Luis Ventoso-ABC

Y no ocurre en China o Rusia, está sucediendo aquí

No se ha fabricado el político que no presione a los medios. Todos tienen la piel de melocotón ante la crítica, cuando es la razón de ser del periodismo y la libertad de expresión. Mandatarios de toda ideología y categoría, desde concejalillos a presidentes telefonean o guasapean a los medios para quejarse -u ordenan a sus jefes de prensa que lo hagan-, a veces por menudencias que de trascender asombrarían al público. Sucede a izquierda y derecha (y muchas veces los más picajosos e intolerantes son aquellos -o aquellas- que gastan fachada de superguais).
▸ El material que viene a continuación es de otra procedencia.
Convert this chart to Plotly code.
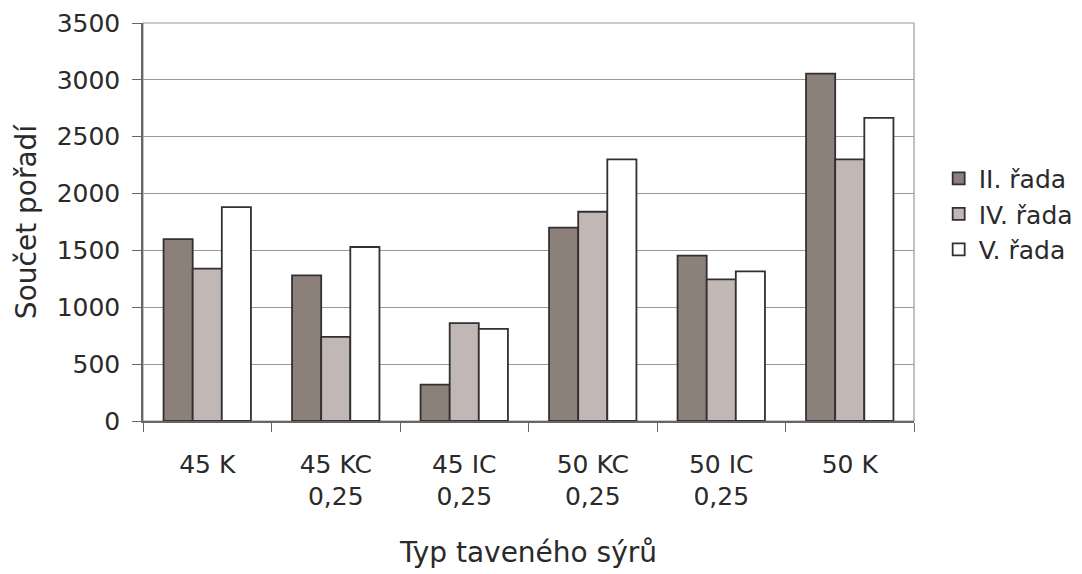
import plotly.graph_objects as go

categories = ["45 K", "45 KC<br>0,25", "45 IC<br>0,25", "50 KC<br>0,25", "50 IC<br>0,25", "50 K"]
series_names = ["II. řada", "IV. řada", "V. řada"]
ii_rada = [1600, 1280, 320, 1700, 1455, 3055]
iv_rada = [1340, 740, 860, 1840, 1245, 2300]
v_rada = [1880, 1530, 810, 2300, 1315, 2665]
y_ticks = [0, 500, 1000, 1500, 2000, 2500, 3000, 3500]

colors = ["#8c807b", "#c1b7b4", "#ffffff"]
font = "DejaVu Sans, Liberation Sans, Arial, sans-serif"
txt = "#2a2a2a"

fig = go.Figure()
for name, vals, col in zip(series_names, [ii_rada, iv_rada, v_rada], colors):
    fig.add_trace(go.Bar(x=categories, y=vals, name=name,
                         marker=dict(color=col, line=dict(color="#333033", width=1.8))))

fig.update_layout(
    width=1082, height=574,
    margin=dict(l=143, r=168, t=23, b=153, autoexpand=False),
    paper_bgcolor="white", plot_bgcolor="white",
    barmode="group", bargap=0.32, bargroupgap=0,
    font=dict(family=font, size=25, color=txt),
    legend=dict(x=1.032, y=0.52, xanchor="left", yanchor="middle",
                font=dict(size=25, color=txt), itemwidth=30),
    xaxis=dict(
        title=dict(text="Typ taveného sýrů", font=dict(size=28), standoff=32),
        showline=True, linecolor="#6e6466", linewidth=1.5,
        mirror=False, ticks="outside", ticklen=9, tickcolor="#6e6466",
        tickson="boundaries", tickfont=dict(size=25),
        ticklabelstandoff=20, automargin=False,
    ),
    yaxis=dict(
        title=dict(text="Součet pořadí", font=dict(size=28), standoff=12),
        range=[0, 3500], tickvals=y_ticks,
        showline=True, linecolor="#6e6466", linewidth=1.5,
        ticks="outside", ticklen=9, tickcolor="#6e6466",
        ticklabelstandoff=7, automargin=False,
        showgrid=True, gridcolor="#999999", gridwidth=1.2,
        tickfont=dict(size=25), zeroline=False,
    ),
)
# right/top plot border
fig.add_shape(type="rect", xref="paper", yref="paper", x0=0, y0=0, x1=1, y1=1,
              line=dict(color="#999999", width=1.2), layer="below")

fig.write_html("out.html")
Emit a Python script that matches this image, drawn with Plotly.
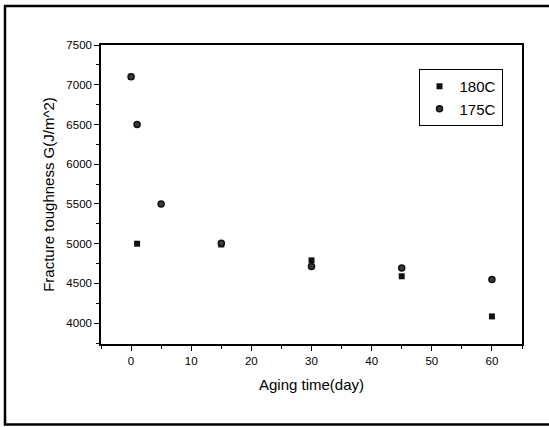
import plotly.graph_objects as go

# Data
days_180 = [0, 1, 15, 30, 45, 60]
g_180 = [7100, 5000, 4990, 4790, 4590, 4085]
days_175 = [0, 1, 5, 15, 30, 45, 60]
g_175 = [7100, 6500, 5500, 5005, 4712, 4695, 4548]

x_tickvals = [0, 10, 20, 30, 40, 50, 60]
y_tickvals = [4000, 4500, 5000, 5500, 6000, 6500, 7000, 7500]

W, H = 549, 427
L, R, T, B = 101, 27, 45, 83
pw, ph = W - L - R, H - T - B

def px2paper_x(px):
    return (px - L) / pw

def px2paper_y(py):
    return (H - B - py) / ph

fig = go.Figure()
fig.add_trace(go.Scatter(
    x=days_180, y=g_180, mode="markers", name="180C",
    marker=dict(symbol="square", size=6, color="#111111", line=dict(width=0)),
))
fig.add_trace(go.Scatter(
    x=days_175, y=g_175, mode="markers", name="175C",
    marker=dict(symbol="circle", size=6, color="#3a3a3a",
                line=dict(width=1.5, color="#111111")),
))

font = "Liberation Sans, Arial, sans-serif"
axis_common = dict(
    showline=True, linecolor="black", linewidth=1.5, mirror=True,
    ticks="outside", ticklen=5, tickwidth=1.2, tickcolor="black",
    showgrid=False, zeroline=False,
    tickfont=dict(family=font, size=11.5, color="black"),
)
fig.update_xaxes(
    range=[-5, 65], tickvals=x_tickvals,
    minor=dict(dtick=5, ticks="outside", ticklen=3, tickcolor="black", tickwidth=1),
    title=dict(text="Aging time(day)", font=dict(family=font, size=15, color="black"), standoff=14),
    **axis_common,
)
fig.update_yaxes(
    range=[3738, 7500], tickvals=y_tickvals,
    minor=dict(dtick=250, tick0=0, ticks="outside", ticklen=3, tickcolor="black", tickwidth=1),
    title=dict(text="Fracture toughness G(J/m^2)", font=dict(family=font, size=15, color="black"), standoff=8),
    **axis_common,
)

# outer frame of the picture (left, top and bottom edges; right edge is off the picture)
fig.add_shape(type="rect", xref="paper", yref="paper",
              x0=px2paper_x(5), x1=px2paper_x(600), y0=px2paper_y(424.5), y1=px2paper_y(6),
              line=dict(color="black", width=2.5), fillcolor="rgba(0,0,0,0)", layer="below")

fig.update_layout(
    width=W, height=H,
    margin=dict(l=L, r=R, t=T, b=B),
    paper_bgcolor="white", plot_bgcolor="white",
    showlegend=True,
    legend=dict(
        x=px2paper_x(418.5), y=px2paper_y(69), xanchor="left", yanchor="top",
        bordercolor="black", borderwidth=1, bgcolor="white",
        font=dict(family=font, size=15, color="black"),
        itemwidth=30, tracegroupgap=0,
    ),
)

fig.write_html("out.html", config={"displayModeBar": False},
               post_script="document.body.style.margin='0';document.body.style.overflow='hidden';")
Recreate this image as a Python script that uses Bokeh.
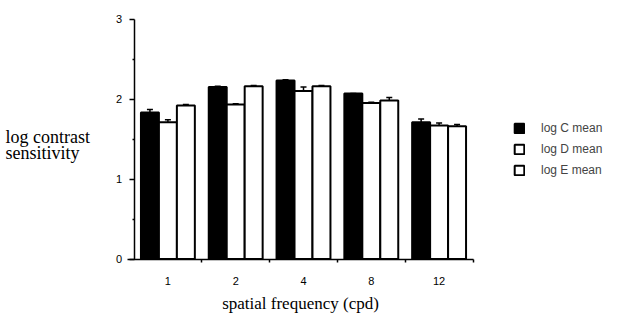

Macron controla hasta las fotos, no vaya a ser que el tupecillo-tapadera salga descolocado. Trump vive en guerra contra los medios contrarios a su gestión. Los mandatarios autonómicos se comportan como virreyes y demandan pleitesía a los periodistas locales. En su día, David Gistau tuvo la valentía de denunciar en estas páginas el marcaje férreo a los periodistas que ejercía la risueña vicepresidenta Soraya: «Jamás he visto un periodismo más agredido por el poder político. Más obsesivamente vigilado, ya no en el nivel de los grandes directores y editores, sino en la opinión expresada por el más humilde tertuliano».

La tensión entre el poder y la prensa recorre la historia de las democracias, es una inevitable parte del juego. Pero existen límites que jamás se traspasan, pues de lo contrario no cabría hablar de un régimen de libertades. Siempre se preserva un elemental fair-play y no se declaran cacerías públicas contra medios y periodistas. Esos mínimos han saltado aquí por los aires con la llegada al poder de un partido populista de ultraizquierda, Podemos. España padece un acelerado deterioro institucional, pero aún así sorprende la indiferencia con que parte de la sociedad -y unas asociaciones de la prensa dominadas por autodenominado «progresismo»- toleran que un vicepresidente se dedique a amenazar a periodistas por sus nombres y apellidos. Un matonismo que trata de acogotar el derecho a la crítica, en un momento en que ese mandatario está cercado por una grave pregunta que no logra responder: «¿Por qué cuando el presidente del Grupo Z le entregó la tarjeta robada del móvil de su joven colaboradora íntima Dina Bousselham, en la que había imágenes privadas de índole sexual, Iglesias se la guardó en el bolsillo y no la entregó hasta varios meses después, y además destrozada, según declaró veinte veces la perjudicada ante el juez?

El general de la Guardia Civil que confesó aquello de «trabajamos para minimizar el clima contrario a la gestión de la crisis por parte del Gobierno» ha sido promocionado por el Ejecutivo. Sánchez se niega a conceder entrevistas a los medios de ideología diferente a la suya. El clima de intolerancia llega al extremo de que los tertulianos del «progresismo» se enfurruñan como si les fuese la vida cuando los minoritarios comentaristas liberales osan a disentir del obligado consenso socialdemócrata.

Un Gobierno amenazando a los periodistas. Y no es el de China o Rusia. Es el de España por boca de Iglesias, el social vicepresidente de la tarjeta chamuscada.